Publié le 15 mai 2025

C’est une nouvelle victime du contexte géopolitique et de l’abandon progressif de l’ambition européenne en matière environnementale. Après avoir déjà été reporté d’un an, le règlement européen contre la déforestation ne devrait pas être trop exigeant envers des pays comme le Brésil ou l’Indonésie, malgré leur implication majeure dans la déforestation importée sur le continent.

Risque de déforestation faible pour les Etats-Unis, standard pour le Brésil et l’Indonésie, et élevé pour la Russie, le Belarus, la Corée du Nord et le Myanmar. Voici en substance à quoi devrait ressembler la classification des pays à risque en matière de déforestation dans le cadre du Règlement européen sur la déforestation (RDUE) qui vise à interdire la vente dans l’UE de produits provenant de terres déboisées depuis 2020.

Cette liste, qui doit être rendue publique d’ici la fin du mois de juin, a été approuvée par tous les États membres lors d’une réunion le 30 avril dernier, révèle le média Euractiv. Il cite trois diplomates européens qui assurent que seuls quatre pays – la Biélorussie, la Corée du Nord, la Birmanie et la Russie – figureront sur la liste noire. “Les vrais méchants”, a déclaré l’un d’eux. Ce sont donc ces pays qui se verraient imposer les règles de traçabilité les plus exigeantes.

Le Brésil épargné

“Ces 4 pays ne sont pas le Brésil, l’Indonésie, la RDC ou la Bolivie (les 4 pays où la déforestation est la plus élevée) ! Vu les échanges commerciaux assez limités, la portée pratique de cette mesure laisse songeur, mais le message politique est clair : le fait d’être des adversaires géopolitiques a plus d’importance que les critères objectifs en matière de déforestation”, commente Alain Karsenty, chercheur au Cirad, spécialiste du sujet.

Pour l’ONG Global Witness, il est en effet regrettable que le Brésil ne soit pas classé à haut risque, alors que “la crise de la déforestation touche des forêts essentielles pour le climat en Amazonie”. Le Brésil compte en effet parmi les pays les plus concernés par la déforestation importée sur le continent européen pour la production de soja ou encore de viande.

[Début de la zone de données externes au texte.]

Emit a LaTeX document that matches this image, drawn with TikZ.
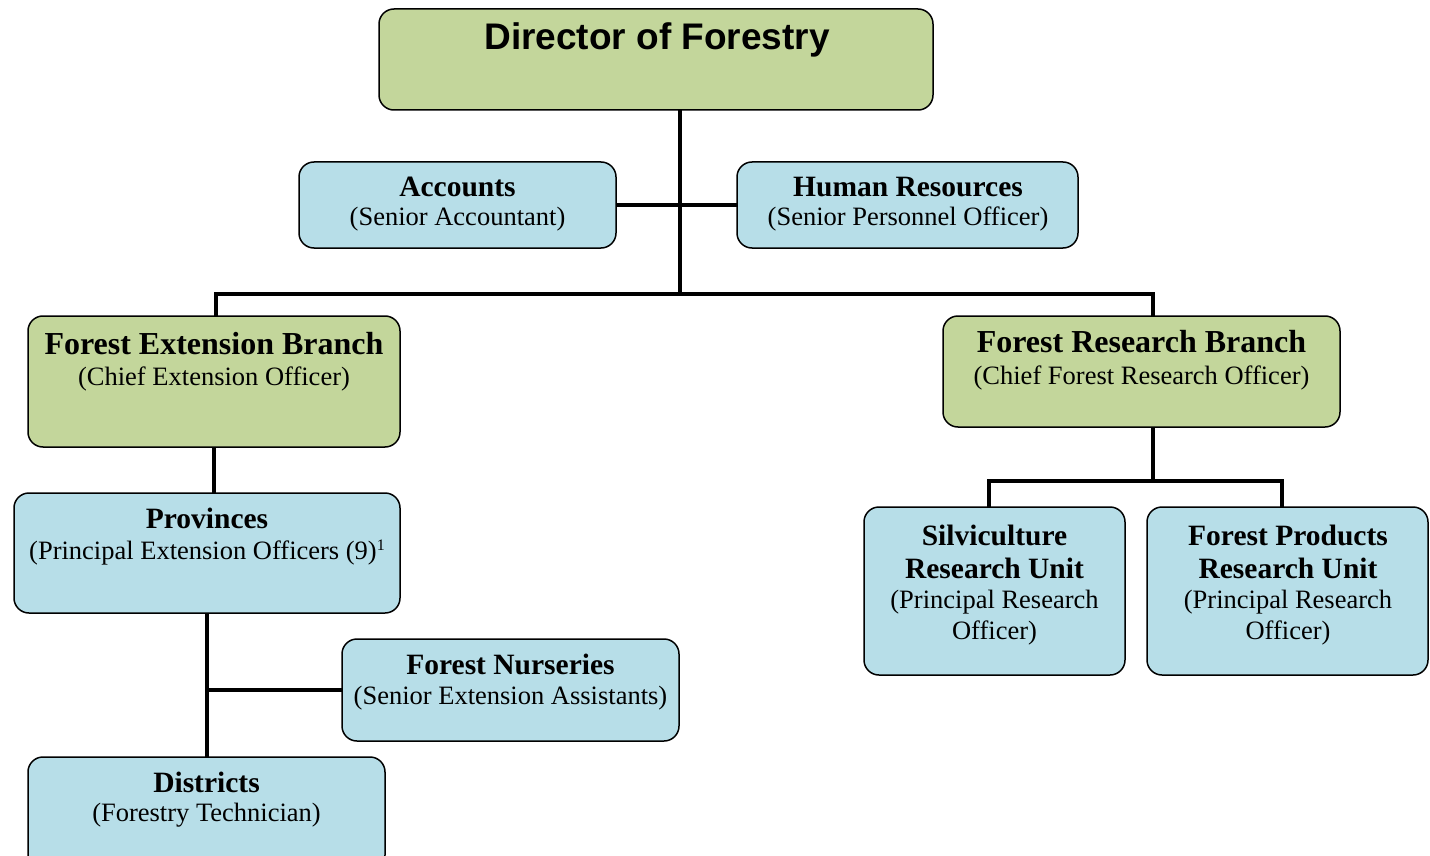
\documentclass[tikz,border=0pt]{standalone}
\usepackage{fontspec}
\setmainfont{Liberation Serif}
\newfontfamily\arialf{Liberation Sans}
\usetikzlibrary{backgrounds}
\definecolor{gfill}{HTML}{C3D69B}
\definecolor{bfill}{HTML}{B7DEE8}
\begin{document}
\begin{tikzpicture}[x=1pt,y=-1pt,
 orgbox/.style={draw=black, line width=1.5pt, rounded corners=15pt, inner sep=0pt},
 greenbox/.style={orgbox, fill=gfill},
 bluebox/.style={orgbox, fill=bfill},
 hdtext/.style={anchor=base, inner sep=0pt, font=\fontsize{29.5}{29.5}\selectfont\bfseries},
 brtext/.style={anchor=base, inner sep=0pt, font=\fontsize{32}{32}\selectfont\bfseries},
 subtext/.style={anchor=base, inner sep=0pt, font=\fontsize{26.5}{26.5}\selectfont},
 conn/.style={line width=4.8pt, line cap=rect}]
\useasboundingbox (0,0) rectangle (1430,856);
\clip (0,0) rectangle (1430,856);
% boxes
\node[greenbox, minimum width=554pt, minimum height=101pt] (dir) at (656,59.5) {};
\node[bluebox, minimum width=317pt, minimum height=86pt] (acc) at (457.5,205) {};
\node[bluebox, minimum width=341pt, minimum height=86pt] (hr) at (907.5,205) {};
\node[greenbox, minimum width=372pt, minimum height=131pt] (feb) at (214,381.5) {};
\node[greenbox, minimum width=397pt, minimum height=111pt] (frb) at (1141.5,371.5) {};
\node[bluebox, minimum width=386pt, minimum height=120pt] (prov) at (207,553) {};
\node[bluebox, minimum width=261pt, minimum height=168pt] (silv) at (994.5,591) {};
\node[bluebox, minimum width=281pt, minimum height=168pt] (fpr) at (1287.5,591) {};
\node[bluebox, minimum width=337pt, minimum height=102pt] (nurs) at (510.5,690) {};
\node[bluebox, minimum width=357pt, minimum height=113pt] (dist) at (206.5,813.5) {};
% texts
\node[anchor=base, inner sep=0pt, font=\arialf\fontsize{37}{37}\selectfont\bfseries] (dirT) at (657,50) {Director of Forestry};
\node[hdtext] (accT) at (457.5,196.5) {Accounts};
\node[subtext] (accS) at (457.5,225) {(Senior Accountant)};
\node[hdtext] (hrT) at (908,196.5) {Human Resources};
\node[subtext] (hrS) at (908,225) {(Senior Personnel Officer)};
\node[brtext] (febT) at (214,354) {Forest Extension Branch};
\node[subtext] (febS) at (214,385) {(Chief Extension Officer)};
\node[brtext] (frbT) at (1141.5,352.5) {Forest Research Branch};
\node[subtext] (frbS) at (1141.5,384) {(Chief Forest Research Officer)};
\node[hdtext] (provT) at (207,528.5) {Provinces};
\node[subtext] (provS) at (207,559) {(Principal Extension Officers (9)\raisebox{9pt}{\fontsize{16}{16}\selectfont 1}};
\node[hdtext] (silvT1) at (994.5,545.5) {Silviculture};
\node[hdtext] (silvT2) at (994.5,578) {Research Unit};
\node[subtext] (silvS1) at (994.5,608) {(Principal Research};
\node[subtext] (silvS2) at (994.5,639) {Officer)};
\node[hdtext] (fprT1) at (1288,545.5) {Forest Products};
\node[hdtext] (fprT2) at (1288,578) {Research Unit};
\node[subtext] (fprS1) at (1288,608) {(Principal Research};
\node[subtext] (fprS2) at (1288,639) {Officer)};
\node[hdtext] (nursT) at (510.5,674.5) {Forest Nurseries};
\node[subtext] (nursS) at (510.5,704) {(Senior Extension Assistants)};
\node[hdtext] (distT) at (206.5,792) {Districts};
\node[subtext] (distS) at (206.5,821) {(Forestry Technician)};
% connectors
\coordinate (jm) at (680,294);
\coordinate (jl) at (216,294);
\coordinate (jr) at (1153,294);
\coordinate (rj) at (1153,481);
\coordinate (rjl) at (989,481);
\coordinate (rjr) at (1282,481);
\coordinate (nj) at (207,690);
\begin{scope}[on background layer]
\draw[conn] (dir.south -| jm) -- (jm);
\draw[conn] (acc.east) -- (hr.west);
\draw[conn] (jl) -- (jr);
\draw[conn] (jl) -- (jl |- feb.north);
\draw[conn] (jr) -- (jr |- frb.north);
\draw[conn] (feb.south) -- (feb.south |- prov.north);
\draw[conn] (rj |- frb.south) -- (rj);
\draw[conn] (rjl) -- (rjr);
\draw[conn] (rjl) -- (rjl |- silv.north);
\draw[conn] (rjr) -- (rjr |- fpr.north);
\draw[conn] (prov.south) -- (prov.south |- dist.north);
\draw[conn] (nj) -- (nurs.west);
\end{scope}
\end{tikzpicture}
\end{document}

Mais il a également été très actif pour dénoncer le règlement européen.

“Tout ça pour ça ?”, s’insurge également Mathilde Dupré, co-directrice de l’Institut Veblen. “Si elle était confirmée, une telle approche irait à rebours d’un exercice de classification rigoureux fondé sur des critères objectifs de risques que nous appelions de nos vœux dans un courrier signé avec 40 ONG en janvier dernier”, ajoute-t-elle.

“Chercher des alliés”

Pour l’Union européenne, la priorité a donc consisté à préserver ses relations diplomatiques et commerciales. Un choix “qui n’est pas surprenant”, pour Alain Karsenty, “dans le contexte actuel de détricotage des règlements en faveur de l’environnement et en ces temps de conflits commerciaux déclenchés par les Etats-Unis, et qui conduisent l’UE à chercher des alliés ou, à minima, à éviter de se fâcher avec de grands partenaires commerciaux des pays émergents”, explique-t-il dans un post Linkedin.

Le règlement contre la déforestation a fait l’objet de vives critiques tout au long de l’année dernière, du Brésil, des Etats-Unis et même de l’Allemagne, ce qui a mené au report d’un an de sa mise en application, de fin 2024 à fin 2025. Avec ce texte, les entreprises importatrices de produits tels que le cacao, le café, le soja, l’huile de palme, le bois ou encore le caoutchouc devront prouver leur traçabilité via des données de géolocalisation fournies par les agriculteurs, associées à des photos satellitaires.